Terramate claims to aid your battle for DRYer Terraform code and more manageable stacks – the runnable, loosely-defined Root Modules that maintain independent states and run on a subset of the infrastructure's resources. This tool lets you create relationships between stacks to improve your conceptual grasp and oversight capabilities.
Terramate also helps you orchestrate stack commands without majorly changing how you work. All configurations are essentially plaintext files. They use Hashicorp Configuration Language, also known as HCL, so if you've ever dipped your toes into Terraform, you pretty much have the skills needed to get started.
Focus
Terramate's orchestration and management powers revolve around heightening ease of use. Most notably, this tool supports data sharing as a means of solving code duplication, a significant problem with Terraform setups that depend on common resources.
Terramate's version of HCL configuration introduces global variables for straightforward inter-stack sharing. Thanks to lazy evaluation and generation support, you can create and reference complex globals in other configs without winding up in dependency hell. This tool also supports Git-based change detection, and the devs say other VCS integrations are forthcoming.
Terramate's data-sharing revolves around a hierarchical view of stacks that informs its orchestration capabilities. On top of accessing shared data from within a stack, you can run commands on known stacks using a single command, or execute commands on all stacks that are reachable from a specific directory.
Terramate ships with safeguards designed to prevent undefined behaviors. For example, one of the built-in safety features stops you from running commands on uncommitted files. That being said, this tool doesn't hold your hand all the way.
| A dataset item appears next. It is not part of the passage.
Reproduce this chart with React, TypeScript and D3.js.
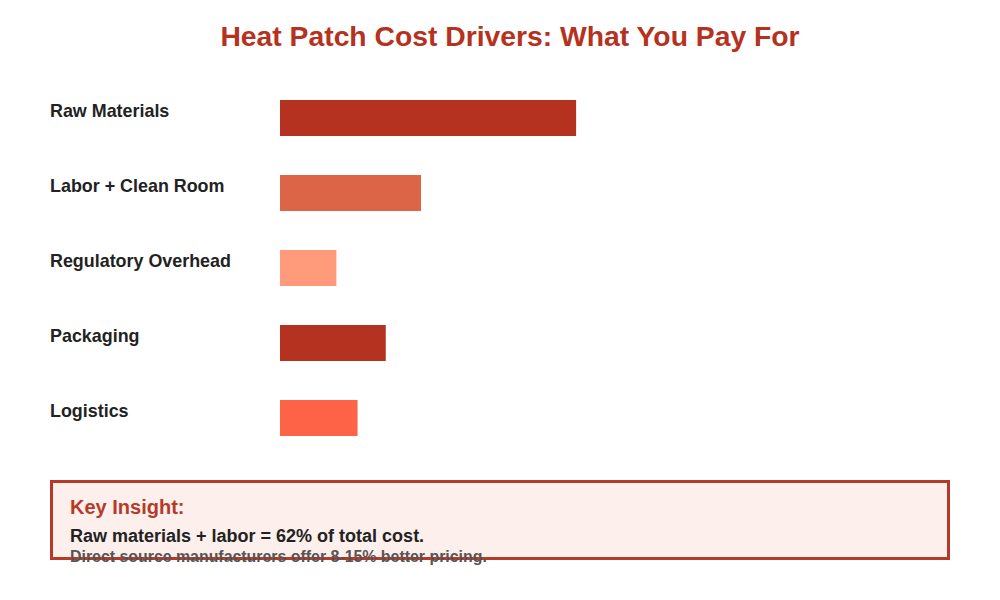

What's the verdict on Terramate's purported usability improvements? Unfortunately, this tool may require a significant amount of nudging to work as you expect – even with code generation. For instance, you'll still need to decide whether to execute tasks at runtime or during the build stages, and if individual stacks use other stacks as dependencies, you'll have to wire those up properly in your configs.
Background
Terramate is a relatively fresh contender in the open-source DevOps arena. Its first release hit GitHub in late 2021.
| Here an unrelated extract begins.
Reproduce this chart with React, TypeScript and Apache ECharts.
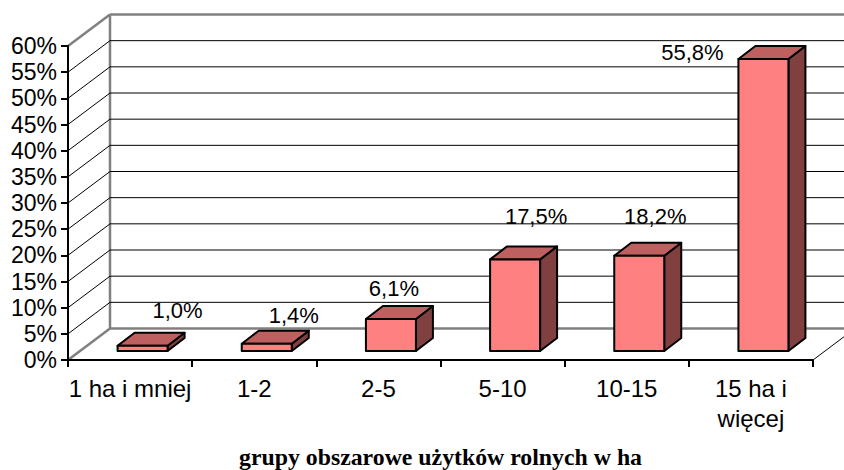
import React, { useEffect, useRef } from "react";
import * as echarts from "echarts";

const categories = ["1 ha i mniej", "1-2", "2-5", "5-10", "10-15", "15 ha i\nwięcej"];
const shares = [1.0, 1.4, 6.1, 17.5, 18.2, 55.8];
const shareLabels = ["1,0%", "1,4%", "6,1%", "17,5%", "18,2%", "55,8%"];
const wallTicks = [0, 5, 10, 15, 20, 25, 30, 35, 40, 45, 50, 55, 60];
const xAxisTitle = "grupy obszarowe użytków rolnych w ha";

const WALL_DX = 42;
const WALL_DY = -31.5;
const BAR_SHIFT_X = 12.5;
const BAR_SHIFT_Y = -9;
const BAR_DX = 17;
const BAR_DY = -13;
const BAR_W = 50;
const FONT = "'Liberation Sans', Arial, sans-serif";
// hand-placed data labels in the reference: offset from the bar's front top-centre
const LABEL_OFFSETS = [
  [35, -35],
  [27, -28],
  [3, -31],
  [21, -43],
  [16, -39],
  [-71, -6],
];

function renderWall(params: any, api: any) {
  const v = api.value(0);
  const cs = params.coordSys;
  const y = api.coord([0, v])[1];
  const x0 = cs.x;
  const x1 = cs.x + cs.width;
  const edge = v === 0 || v === 60;
  const col = edge ? "#808080" : "#000000";
  const lw = edge ? 2.5 : 1;
  const children: any[] = [
    { type: "line", shape: { x1: x0, y1: y, x2: x0 + WALL_DX, y2: y + WALL_DY }, style: { stroke: col, lineWidth: lw } },
    { type: "line", shape: { x1: x0 + WALL_DX, y1: y + WALL_DY, x2: x1 + WALL_DX, y2: y + WALL_DY }, style: { stroke: col, lineWidth: lw } },
  ];
  if (v === 0) {
    children.push({ type: "line", shape: { x1, y1: y, x2: x1 + WALL_DX, y2: y + WALL_DY }, style: { stroke: "#000", lineWidth: 1 } });
    const top = api.coord([0, 60])[1];
    children.push({ type: "line", shape: { x1: x0 + WALL_DX, y1: y + WALL_DY, x2: x0 + WALL_DX, y2: top + WALL_DY }, style: { stroke: "#808080", lineWidth: 2.5 } });
  }
  return { type: "group", children };
}

function renderBar(params: any, api: any) {
  const i = api.value(0);
  const v = api.value(1);
  const top = api.coord([i, v]);
  const base = api.coord([i, 0]);
  const l = top[0] - BAR_W / 2 + BAR_SHIFT_X;
  const r = l + BAR_W;
  const t = top[1] + BAR_SHIFT_Y;
  const b = base[1] + BAR_SHIFT_Y;
  const line = { stroke: "#000", lineWidth: 2, lineJoin: "round" };
  const off = LABEL_OFFSETS[i];
  return {
    type: "group",
    children: [
      { type: "polygon", shape: { points: [[r, t], [r + BAR_DX, t + BAR_DY], [r + BAR_DX, b + BAR_DY], [r, b]] }, style: { fill: "#804040", ...line } },
      { type: "polygon", shape: { points: [[l, t], [l + BAR_DX, t + BAR_DY], [r + BAR_DX, t + BAR_DY], [r, t]] }, style: { fill: "#BF6060", ...line } },
      { type: "rect", shape: { x: l, y: t, width: BAR_W, height: b - t }, style: { fill: "#FF8080", ...line } },
      {
        type: "text",
        x: (l + r) / 2 + off[0],
        y: t + off[1],
        style: { text: shareLabels[i], font: `22px ${FONT}`, fill: "#000", textAlign: "center", textVerticalAlign: "middle" },
      },
    ],
  };
}

export default function App() {
  const ref = useRef<HTMLDivElement>(null);
  useEffect(() => {
    document.body.style.margin = "0";
    const chart = echarts.init(ref.current!, null, { renderer: "svg" });
    chart.setOption({
      animation: false,
      backgroundColor: "#fff",
      grid: { left: 68, right: 31, top: 46, height: 314, containLabel: false, outerBoundsMode: "none" },
      xAxis: {
        type: "category",
        data: categories,
        axisLine: { show: true, lineStyle: { color: "#000", width: 2 } },
        axisTick: { show: true, length: 7, lineStyle: { color: "#000", width: 2 } },
        axisLabel: { color: "#000", fontFamily: "Liberation Sans", fontSize: 24, margin: 13, lineHeight: 30, interval: 0 },
        name: xAxisTitle,
        nameLocation: "middle",
        nameGap: 85,
        nameTextStyle: { color: "#000", fontFamily: "Liberation Serif", fontWeight: "bold", fontSize: 23.8 },
        z: 5,
      },
      yAxis: {
        type: "value",
        min: 0,
        max: 60,
        interval: 5,
        splitLine: { show: false },
        axisLine: { show: true, lineStyle: { color: "#000", width: 2 } },
        axisTick: { show: true, length: 7, lineStyle: { color: "#000", width: 2 } },
        axisLabel: { color: "#000", fontFamily: "Liberation Sans", fontSize: 23, margin: 11, formatter: "{value}%" },
        z: 5,
      },
      series: [
        { type: "custom", coordinateSystem: "cartesian2d", renderItem: renderWall, data: wallTicks.map((v) => [v]), encode: { y: 0 }, z: 1, silent: true },
        { type: "custom", coordinateSystem: "cartesian2d", renderItem: renderBar, data: shares.map((v, i) => [i, v]), encode: { x: 0, y: 1 }, z: 3, silent: true },
      ],
    });
    return () => chart.dispose();
  }, []);
  return <div ref={ref} style={{ width: 844, height: 470 }} />;
}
Is switching to Terramate an uncertain gamble? As of this review (mid-2022), it looks like most users can get started without too many wrong turns – Most problems they encounter have to do with how they're using Terraform and HCL, not Terramate itself. For now, it's probably a good idea to keep an eye on the Mineiros Slack channel before trying anything big.
Terramate main features
Change detection
Terramate detects changes at the stack and module level. This lets you identify which stacks and resources have been changed but also be selective in where you execute commands.
Pure HCL configuration
Terramate's use of HCL seems to smooth out the kinks in the learning process for many novices. Since this tool doesn't add much in the way of new keywords, you can make changes without dramatically revamping your configs.
Centralized orchestration and data sharing
Terramate gives you multiple options for choosing how you run commands and orchestrate tasks – whether you need to execute them on all stacks or a selected few. It centralizes data sharing, hopefully making resource organization a bit easier. Also, the fact that it isn't a Terraform wrapper but rather an extension of sorts means you can attempt any job you'd usually run on one of your stacks.